Asking women to show their face at polling stations is "not an offence"
Allowed to vote for the first time, women are the majority of voters in June 29 elections. Men are not allowed to impose their choice on wives and sisters.
Kuwait City (AsiaNews) "It will not be considered offensive" for a polling-station official or other government officials in Kuwait to ask a woman to uncover her face so that she may be recognized. This according to the Interior Ministry's Director of Electoral Affairs, as reported by Arab Times. Letting one's face be seen from beneath a "nigab", the Arab version of a burqa, in order to be recognized, is one of the problems that has arisen from the fact that women will be voting for the first time in Kuwaiti elections, where women make up the majority of electors, even if they will unlikely make up the majority of elected candidates. Kuwaiti women will in fact be able to vote for the first time in their country in elections set for June 29, thanks to a "revolutionary" law of May of last year. There are in fact 195,000 women eligible to vote (57% of the electorate), while male voters amount to 145,000. As for candidates, only 32 are women (as opposed to 370 men), representing 15 out of a total of 25 voting districts, 8 of which are from the tribal areas, where women are obliged to wear the "niqab." "The situation of Kuwaiti women is disastrous," said Aisha Al Rasheed, a journalist who is running for election. "There are many laws," she added, "that need to be amended to improve women's conditions and I will work for that if I am elected." In particular, women lament discrimination in family matters, employment and on questions regarding the nationality of their children. "I want you to vote for me not because I am a woman but rather because I carry your concerns," said another candidate, Rula Dashti, President of the Kuwait Economic Society, in speaking of her programme to a large group of men and women.
In the meantime, the Ministry of Religious Affairs cancelled the fatwa that gave husbands the right to tell their wife for whom to vote. The fatwa had been declared by the dean of the Sharia (Islamic law) Faculty of the University of Kuwait. The Ministry of Religious Affairs, instead, affirmed the right of each individual to choose a candidate and expressly forbid men to put pressure on their wives or sisters. "No one can impose his own choice," the Interior Ministry said.
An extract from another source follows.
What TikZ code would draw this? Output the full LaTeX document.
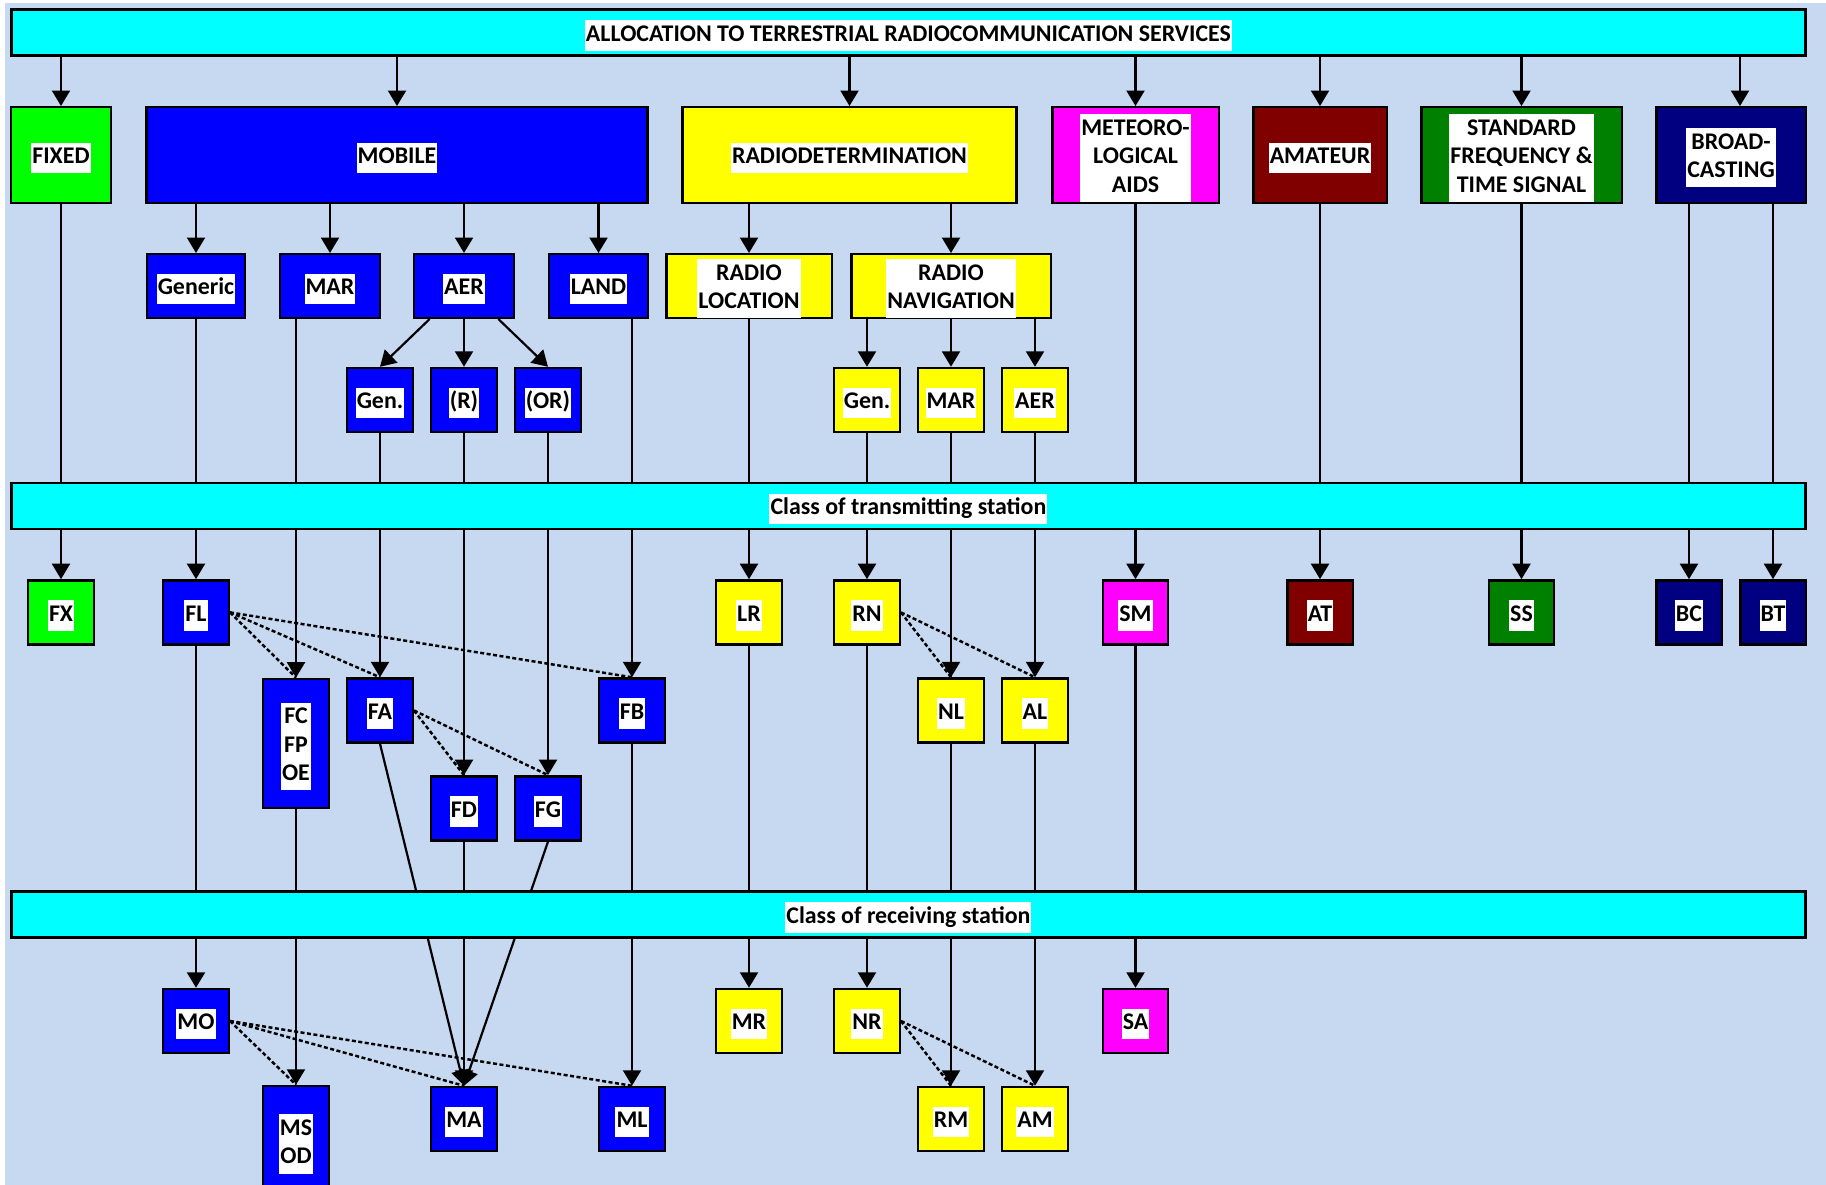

Information specialist May Hajjaj told Kuwait News Agency (KUNA) that election campaigns in general have not changed with the participation of women, apart perhaps from the quality of tents used for polling stations: "women have almost produced carbon copies of men's campaigns." In fact, as male candidates continue to campaign in the usual way, women are using the same methods, with the simple addition of "our sister the voter" in their political addresses.
According to the Middle East Times, there is no indication that women voters will vote for women candidates.